### What to produce
List all lines of the data that include the string "matplotlib".
>> Begin
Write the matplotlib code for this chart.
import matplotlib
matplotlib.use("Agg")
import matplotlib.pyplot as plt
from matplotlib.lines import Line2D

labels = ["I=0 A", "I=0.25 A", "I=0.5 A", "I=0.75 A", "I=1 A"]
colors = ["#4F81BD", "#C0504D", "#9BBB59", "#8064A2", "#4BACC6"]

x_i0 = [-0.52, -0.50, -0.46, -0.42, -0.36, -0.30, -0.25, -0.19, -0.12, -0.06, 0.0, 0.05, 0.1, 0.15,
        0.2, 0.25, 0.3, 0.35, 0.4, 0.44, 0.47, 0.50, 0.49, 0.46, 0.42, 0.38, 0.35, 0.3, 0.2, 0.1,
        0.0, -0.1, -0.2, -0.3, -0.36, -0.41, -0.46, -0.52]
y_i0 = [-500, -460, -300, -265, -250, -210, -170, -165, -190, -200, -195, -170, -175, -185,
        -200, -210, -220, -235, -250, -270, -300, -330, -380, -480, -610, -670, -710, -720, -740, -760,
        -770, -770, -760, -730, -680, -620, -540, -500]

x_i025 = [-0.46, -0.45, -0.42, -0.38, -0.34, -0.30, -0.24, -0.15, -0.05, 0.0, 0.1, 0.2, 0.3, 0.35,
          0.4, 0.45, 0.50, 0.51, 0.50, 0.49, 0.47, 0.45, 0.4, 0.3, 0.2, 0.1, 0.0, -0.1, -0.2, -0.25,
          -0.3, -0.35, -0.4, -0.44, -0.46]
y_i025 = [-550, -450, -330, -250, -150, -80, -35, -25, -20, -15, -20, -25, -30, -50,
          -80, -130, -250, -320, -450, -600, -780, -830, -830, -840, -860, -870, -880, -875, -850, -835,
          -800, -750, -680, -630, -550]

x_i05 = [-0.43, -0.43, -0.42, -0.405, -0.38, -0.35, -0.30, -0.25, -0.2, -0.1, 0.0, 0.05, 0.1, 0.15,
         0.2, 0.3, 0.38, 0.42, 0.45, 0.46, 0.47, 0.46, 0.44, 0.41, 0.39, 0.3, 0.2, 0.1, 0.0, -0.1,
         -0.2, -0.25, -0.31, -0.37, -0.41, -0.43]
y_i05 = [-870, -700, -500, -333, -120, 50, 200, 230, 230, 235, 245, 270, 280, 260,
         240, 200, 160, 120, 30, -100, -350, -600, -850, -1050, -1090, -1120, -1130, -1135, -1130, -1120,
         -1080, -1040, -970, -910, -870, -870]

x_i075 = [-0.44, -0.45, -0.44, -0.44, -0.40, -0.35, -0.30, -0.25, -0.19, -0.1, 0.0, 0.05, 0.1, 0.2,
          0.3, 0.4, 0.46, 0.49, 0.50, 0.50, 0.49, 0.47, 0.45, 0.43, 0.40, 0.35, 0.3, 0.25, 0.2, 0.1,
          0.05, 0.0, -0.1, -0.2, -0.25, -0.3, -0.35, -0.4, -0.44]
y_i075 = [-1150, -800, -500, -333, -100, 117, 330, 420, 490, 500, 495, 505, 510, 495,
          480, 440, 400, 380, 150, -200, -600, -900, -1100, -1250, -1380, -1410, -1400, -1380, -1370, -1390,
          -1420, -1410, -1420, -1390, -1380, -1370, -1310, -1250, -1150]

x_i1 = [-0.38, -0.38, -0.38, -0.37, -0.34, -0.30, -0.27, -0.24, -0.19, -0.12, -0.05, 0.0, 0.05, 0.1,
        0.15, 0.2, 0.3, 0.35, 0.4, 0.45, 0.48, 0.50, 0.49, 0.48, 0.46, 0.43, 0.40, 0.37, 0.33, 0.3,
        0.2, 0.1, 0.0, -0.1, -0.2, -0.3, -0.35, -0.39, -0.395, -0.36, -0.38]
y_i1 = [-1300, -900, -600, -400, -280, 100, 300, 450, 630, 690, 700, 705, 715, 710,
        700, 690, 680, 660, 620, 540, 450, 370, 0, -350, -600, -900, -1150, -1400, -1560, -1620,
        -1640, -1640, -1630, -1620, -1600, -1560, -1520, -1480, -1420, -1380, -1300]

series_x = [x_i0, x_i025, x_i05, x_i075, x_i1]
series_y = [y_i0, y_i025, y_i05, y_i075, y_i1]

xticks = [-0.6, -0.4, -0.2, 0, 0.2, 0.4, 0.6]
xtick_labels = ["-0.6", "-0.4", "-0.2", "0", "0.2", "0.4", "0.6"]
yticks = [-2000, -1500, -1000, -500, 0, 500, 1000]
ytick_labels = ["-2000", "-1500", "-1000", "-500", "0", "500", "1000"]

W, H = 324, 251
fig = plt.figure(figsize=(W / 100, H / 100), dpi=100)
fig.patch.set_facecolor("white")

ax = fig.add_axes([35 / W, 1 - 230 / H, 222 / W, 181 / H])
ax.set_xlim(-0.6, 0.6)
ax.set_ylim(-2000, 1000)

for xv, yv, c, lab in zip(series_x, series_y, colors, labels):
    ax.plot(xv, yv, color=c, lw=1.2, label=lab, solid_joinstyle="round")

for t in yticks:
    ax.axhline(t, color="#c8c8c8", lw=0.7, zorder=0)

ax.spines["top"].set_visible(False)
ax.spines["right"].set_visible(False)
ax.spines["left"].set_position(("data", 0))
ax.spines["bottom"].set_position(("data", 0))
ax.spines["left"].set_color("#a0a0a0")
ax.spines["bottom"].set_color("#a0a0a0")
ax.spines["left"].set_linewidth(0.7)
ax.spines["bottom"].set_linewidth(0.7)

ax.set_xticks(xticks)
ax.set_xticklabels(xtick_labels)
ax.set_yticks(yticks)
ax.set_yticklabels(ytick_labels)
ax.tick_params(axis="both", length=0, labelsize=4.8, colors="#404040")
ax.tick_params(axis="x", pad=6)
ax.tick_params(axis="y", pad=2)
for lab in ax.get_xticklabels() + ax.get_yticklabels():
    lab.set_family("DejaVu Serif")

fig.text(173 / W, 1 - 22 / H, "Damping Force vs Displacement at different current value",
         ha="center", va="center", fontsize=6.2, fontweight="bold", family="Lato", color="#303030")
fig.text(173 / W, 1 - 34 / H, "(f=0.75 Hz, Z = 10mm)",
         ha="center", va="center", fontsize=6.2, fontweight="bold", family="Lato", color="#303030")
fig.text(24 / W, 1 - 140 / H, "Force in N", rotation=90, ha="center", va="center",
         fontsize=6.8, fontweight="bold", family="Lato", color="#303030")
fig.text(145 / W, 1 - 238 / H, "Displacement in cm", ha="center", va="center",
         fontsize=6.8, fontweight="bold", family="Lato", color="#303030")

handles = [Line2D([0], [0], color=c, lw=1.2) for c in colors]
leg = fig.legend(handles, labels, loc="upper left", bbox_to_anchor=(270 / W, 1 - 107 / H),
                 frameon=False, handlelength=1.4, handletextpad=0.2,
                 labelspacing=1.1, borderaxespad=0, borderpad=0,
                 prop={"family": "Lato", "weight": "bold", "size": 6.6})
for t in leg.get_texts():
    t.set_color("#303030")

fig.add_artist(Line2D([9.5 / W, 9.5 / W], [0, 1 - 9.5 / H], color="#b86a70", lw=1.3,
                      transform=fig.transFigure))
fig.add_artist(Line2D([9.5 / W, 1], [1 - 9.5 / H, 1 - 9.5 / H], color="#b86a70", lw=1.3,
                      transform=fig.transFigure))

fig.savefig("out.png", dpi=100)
>> End
### Final answer
Write the matplotlib code for this chart.
import matplotlib
matplotlib.use("Agg")
import matplotlib.pyplot as plt
from matplotlib.lines import Line2D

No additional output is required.